Since 1945, a multiplicity of government interventions - state pensions, subsidised higher education, higher taxes to pay for everything - has so ruptured traditional patterns of inter-generational solidarity that in Europe a child is now an optional lifestyle accessory. By 2050, Estonia's population will have fallen by 52 per cent, Bulgaria's by 36 per cent, Italy's by 22 per cent. The hyper-rationalism of post-Christian Europe turns out to be wholly irrational: what's the point of creating a secular utopia if it's only for one generation?

Be sure and read the whole thing.
Comments:
What's to be done? Liberated women don't want to spend their lives having babies; the only reason the US does as well as it does is that immigrants (and, to a lesser degree, their children) have more kids than natives.

Kids are a tremendous expense to raise. Unlike in "traditional" societies, their economic contribution to the family is minimal to nil - not just during childhood, but ever. Parents do not expect children to take them in and treat them, nor do they expect that children will be able to pay all their bills when they are old and infirm. As a result, people who might have had one or two have none, and those who would have wanted big families settle for 2 or 3.

Still, it's not an easy thing to find a way out of. My wife and I don't want any children, just because we're not into the idea. How on earth will someone convince us to take on the 30-year, over-one-million-dollar commitment of raising 2 kids, when we don't want to do it? But that's what it takes to put a child into our socioeconomic class (both doctors).
 
Bunny Power:

I hesitate to speak for Mark Steyn, he makes his point plainly enough. But the dilemma you raise (i.e., the expense) is real. Yet you take a pretty narrow view, one that I think is fairly common among urban dwellers. “Liberated women don’t want to spend their lives having babies” may be suitable for a protest sign but it’s not an argument. No woman, no matter how non-liberated, spends her life having babies. And how liberating would it be if all women were to adopt such a (political) stance? Not very, I don’t suppose.

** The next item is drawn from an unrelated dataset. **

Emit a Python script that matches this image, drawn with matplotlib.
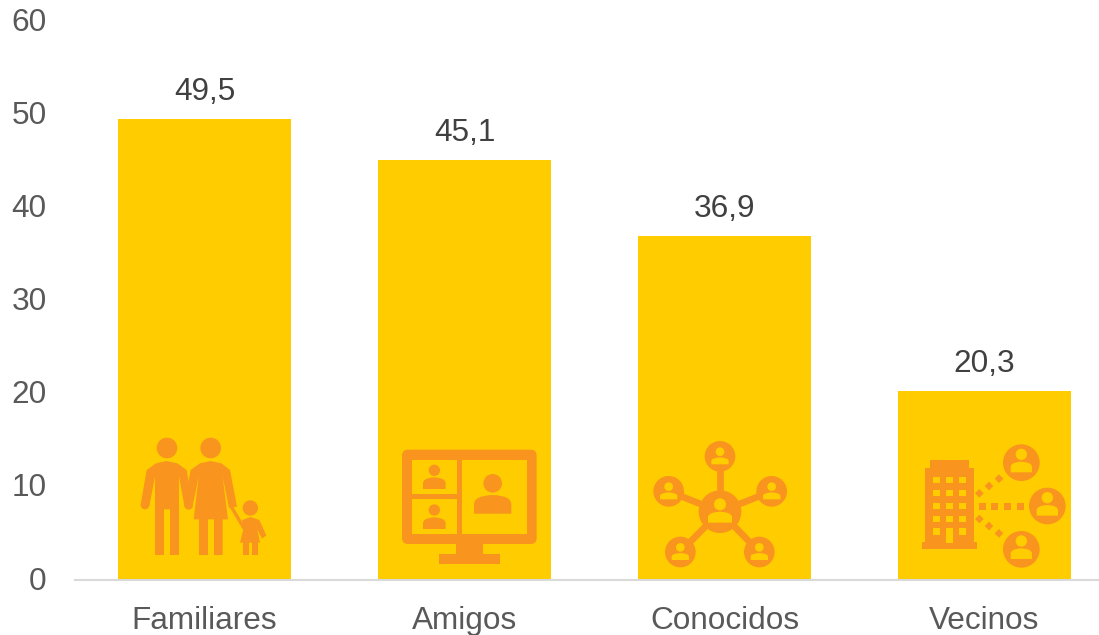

That said I’m not in a position to say definitively why our post-modern culture has found it convenient to commit slow suicide (below replacement birth-rates); but I can suggest a couple of possibilities: standards of living that allow us to devote much of our energy towards the non-essential; and a cultural ethic that encourages us to put the self at the center of all.

As to you and your wife, why, if you don’t want to have kids, should you fear being convinced that you ought to? Yes, it is very expensive to raise and educate two more doctors. But the choice is yours. And, I might ask, would there be no dignity for you or your children if they joined the military or became tradesmen or entrepreneurs?

I have no children and I’m not a Christian. But I know a lot of Christian families and they are cheerful and proud of every one of their many children. They have faith that their children will find their way, even if the money’s not in the bank today. To paraphrase one mother who, when I offered to help with the cost of advanced music lessons for one of their brood, a boy who would otherwise not receive the instruction his talent warrants, “we know that, with God’s help, we (as a family) will cross whatever bridge we come to.” Again, I paraphrase.

That’s the attitude I see completely missing in much of our affluent and self-occupied urban society. I think this is what Mark Steyn is getting at, if not specifically in the column I quoted, then in his writings taken as a whole. Our culture is forgetting how to have faith in tomorrow; it has no confidence. You’re right, it’s not an easy thing; nothing really important is.